I don’t know if they call it an altar but, at one end of the room, there is a tall symmetrical gilded structure, very intricate and ornate in design.  On the floor in front of it, is a forest of objects, including statues and another ornate artefacts.   I guess they are presents from worshippers.

But here is what holds me.  In the middle of that gilded screen is a window, and inside that window, set back a little way, is a golden Buddha, illuminated by a light from behind the screen.  Its face is serene.  From certain angles it seems almost cruel.   It is at the very centre of the gilded intricate structure and at the same time behind and completely apart from it.  It looks out at the world, and is at the centre of a teeming and restless structure that resembles golden flames, yet it is itself untouched.

How unlike a Christian or Muslim god.  It is not a father demanding respect and obedience.  It is not a king or a judge who will dispense eternal reward or punishment.  It is not a shepherd looking out at its flock.   It does not dictate holy books.  Nor has it died for us and come alive again, or loved the world so much that it has gave us its only son.

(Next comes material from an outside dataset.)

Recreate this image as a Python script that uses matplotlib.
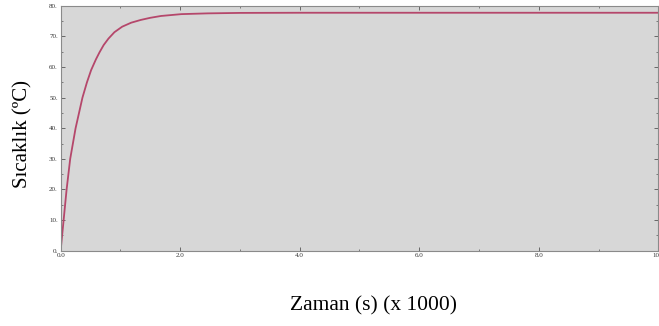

Why doesn’t it care for us?  Why doesn’t it offer us help, out here on the far side of the screen, out in the world of grief and pain and dreariness and hate and wickedness?  Do our sufferings mean nothing to it at all?

But those are the wrong questions.  They are questions for a father or a son or a king, a creator apart from us and above us.  And this is not separate from us.  It is the thing that looks out from our own eyes.